Words by Samir Jaffer | Interview by Michael Zarathus-Cook

ISSUE 17 | TORONTO | ELLINGTON


Alessia Cara is at a juncture of her career that few artists reach. The Canadian singer-songwriter supernova is on the other side of the first decade of her career, a decade which has borne plenty of successful records both critically and commercially, while catapulting herself to the upper echelons of the music industry. With a rise like that, though, it’s fair to wonder how such fame and success affects one’s artistry; moreover, the state of the connection an artist like Cara has to the initial motivations and love of craft that prompted her to embark on this quest. Early career highs can feel precarious, especially when you come from humble beginnings like Cara did, and the pursuit of consistent success can come with a subliminal deviation from what drew you to do what you’re passionate about in the first place. At that emotional fever pitch, then, it can feel like there’s only one path to the top of the mountain—obsession. 

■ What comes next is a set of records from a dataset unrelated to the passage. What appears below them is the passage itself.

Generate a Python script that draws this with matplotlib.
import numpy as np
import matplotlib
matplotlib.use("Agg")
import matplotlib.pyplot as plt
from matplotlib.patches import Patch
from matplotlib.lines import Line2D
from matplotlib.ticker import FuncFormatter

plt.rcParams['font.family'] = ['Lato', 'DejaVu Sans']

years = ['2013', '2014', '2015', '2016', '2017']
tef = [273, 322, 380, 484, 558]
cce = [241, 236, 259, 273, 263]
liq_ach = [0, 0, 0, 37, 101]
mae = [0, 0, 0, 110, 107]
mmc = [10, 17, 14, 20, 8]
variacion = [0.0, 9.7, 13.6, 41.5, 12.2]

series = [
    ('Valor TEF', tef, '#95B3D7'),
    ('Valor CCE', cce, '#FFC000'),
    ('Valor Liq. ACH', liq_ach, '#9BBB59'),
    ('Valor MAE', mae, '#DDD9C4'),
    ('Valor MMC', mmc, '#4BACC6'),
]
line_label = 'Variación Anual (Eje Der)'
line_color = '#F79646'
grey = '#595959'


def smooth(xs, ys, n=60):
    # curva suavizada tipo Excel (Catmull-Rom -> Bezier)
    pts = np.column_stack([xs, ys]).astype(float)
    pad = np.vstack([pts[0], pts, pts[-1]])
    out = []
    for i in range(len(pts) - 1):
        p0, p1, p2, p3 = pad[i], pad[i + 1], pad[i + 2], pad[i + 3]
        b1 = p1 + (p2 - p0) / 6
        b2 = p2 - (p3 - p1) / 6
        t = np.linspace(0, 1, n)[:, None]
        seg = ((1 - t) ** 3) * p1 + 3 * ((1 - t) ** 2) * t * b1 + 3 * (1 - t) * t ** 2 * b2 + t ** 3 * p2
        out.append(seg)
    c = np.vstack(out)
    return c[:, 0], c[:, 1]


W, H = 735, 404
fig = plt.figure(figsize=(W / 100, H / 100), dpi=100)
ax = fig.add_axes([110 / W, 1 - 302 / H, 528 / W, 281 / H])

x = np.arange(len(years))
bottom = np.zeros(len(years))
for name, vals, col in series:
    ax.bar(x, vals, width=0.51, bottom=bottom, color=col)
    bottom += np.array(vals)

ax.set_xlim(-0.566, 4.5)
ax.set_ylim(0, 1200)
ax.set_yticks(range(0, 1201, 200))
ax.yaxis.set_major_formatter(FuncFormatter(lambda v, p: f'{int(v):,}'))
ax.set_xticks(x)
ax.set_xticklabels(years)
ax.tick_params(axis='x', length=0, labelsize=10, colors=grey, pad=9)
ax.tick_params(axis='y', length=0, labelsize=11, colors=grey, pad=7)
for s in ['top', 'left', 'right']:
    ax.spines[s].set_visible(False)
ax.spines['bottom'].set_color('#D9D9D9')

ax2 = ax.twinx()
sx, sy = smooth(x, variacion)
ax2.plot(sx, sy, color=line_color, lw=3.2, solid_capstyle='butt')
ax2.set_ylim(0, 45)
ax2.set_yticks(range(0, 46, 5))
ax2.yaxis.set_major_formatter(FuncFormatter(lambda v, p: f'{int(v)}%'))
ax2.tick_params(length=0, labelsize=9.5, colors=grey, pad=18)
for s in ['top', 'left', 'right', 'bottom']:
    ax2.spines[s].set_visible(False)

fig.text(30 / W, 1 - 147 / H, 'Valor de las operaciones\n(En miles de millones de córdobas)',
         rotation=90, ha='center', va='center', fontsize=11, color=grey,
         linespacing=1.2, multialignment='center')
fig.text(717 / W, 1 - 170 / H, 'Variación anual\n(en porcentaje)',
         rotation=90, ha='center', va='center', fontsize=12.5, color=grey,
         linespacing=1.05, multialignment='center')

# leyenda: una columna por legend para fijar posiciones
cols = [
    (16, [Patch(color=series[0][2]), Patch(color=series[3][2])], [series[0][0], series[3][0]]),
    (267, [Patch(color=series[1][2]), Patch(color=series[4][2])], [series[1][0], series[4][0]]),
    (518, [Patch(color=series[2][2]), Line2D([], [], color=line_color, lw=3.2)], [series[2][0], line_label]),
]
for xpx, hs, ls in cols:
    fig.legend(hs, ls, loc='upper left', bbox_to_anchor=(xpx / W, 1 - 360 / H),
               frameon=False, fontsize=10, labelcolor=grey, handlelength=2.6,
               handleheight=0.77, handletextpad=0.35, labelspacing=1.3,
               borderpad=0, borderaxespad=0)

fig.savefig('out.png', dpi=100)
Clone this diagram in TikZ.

Cover art: Love Or Lack Thereof
Cover art: Love Or Lack Thereof

Love or Lack Thereof, Cara’s latest album, addresses this meteoric journey as she presents highly-personalized live jazz reimaginings of her earlier hits while also flexing the perks of her stardom by way of landing collaborations with icons Nelly Furtado and Norah Jones, the latter of whom features on the record’s only brand new song. Getting to the level Cara is at is a complicated thing. No doubt, it takes an immense amount of hard work and dedication. That sort of daunting prospect can sharpen feelings of insecurity and imposter syndrome to a point wherein progress doesn’t feel like promise, but rather a mirage you’re all too conscious of. 


Obsession might power you through to the mountaintop, but it is exceptionally rare that early in their career, artists are able to define a peak that could actually grant them satisfaction. And so the path is endless. You become more and more willing to part with the version of yourself that existed before you set foot on the path. This self-desertion isn’t always dramatic, it can be as simple as the prospect of adding more people to the room you operate in─both literally and metaphorically. On one hand, having the use of ears and voices that aren’t yours is something that’s useful as you evolve your skillset and learn to trust that your work is bigger and better than you think. On the other hand—the hand the industry conceals—it can also mean diluting yourself to an extent that leaves you questioning who it truly is you’re seeing in the mirror, or who you’re truly listening to on the radio when your song comes on.



Nevertheless, Cara’s trajectory – and now the work that comprises Love or Lack Thereof – paints a picture of an artist who has had a healthy reckoning with this entire decade-long cycle. Her previous album, Love & Hyperbole, draws an interesting comparison. While both the original and deluxe editions of Love & Hyperbole have two versions of Cara professionally photographed and collated in a way that makes her look like she is mirroring herself, Love or Lack Thereof is an earnest sketch that Cara herself drew.


The music on Love or Lack Thereof furthers this intimacy. The choice to re-record songs from earlier in her discography is telling of the inflection point that she’s navigating at this juncture. The first instinct of this sort of new-found cadence is to look backwards, before looking ahead. And to choose jazz as the genre-stage for this retrospective, is a narrative stroke of genius. Beyond the fact that Cara has a vocal range that lends itself to jazz, is the nature of this genre as one that is inherently collaborative, unfiltered, and emotionally responsive. It is capable of blending delicate curation with spontaneity; or blending the hard-earned vistas of an obsessive climb to the top of the charts, with the earthly warmth of humble beginnings. In that sense, Love or Lack Thereof represents Cara both at her most refined and at her most vulnerable. 



Cara’s discography varies in styles and substance, but the throughline between all the tracks she has reimagined on Love or Lack Thereof is the theme of love, as the title suggests. Not just the romanticised love that singers want you to swoon for as you listen, but all that comes with love: the yearning and suffering of seeking, the reinvention and interrogation of your soul that self-love prompts, the grief that comes from having experienced love or, well, lack thereof. 



The album also reflects what it’s like to look back on love. What may have once been a torrid love affair or an incomprehensible, heavy feeling of grief that clouded the mind can, in retrospect, be reconstructed in order for us to see that time, event, or sensation for what it really was in the grand scheme of life. By that logic, the ideation, production, and release of Love or Lack Thereof can be viewed as an exercise in love itself; in making this album, Alessia Cara is loving herself for who she is now and who she was when she made the original versions of the songs on this tracklist.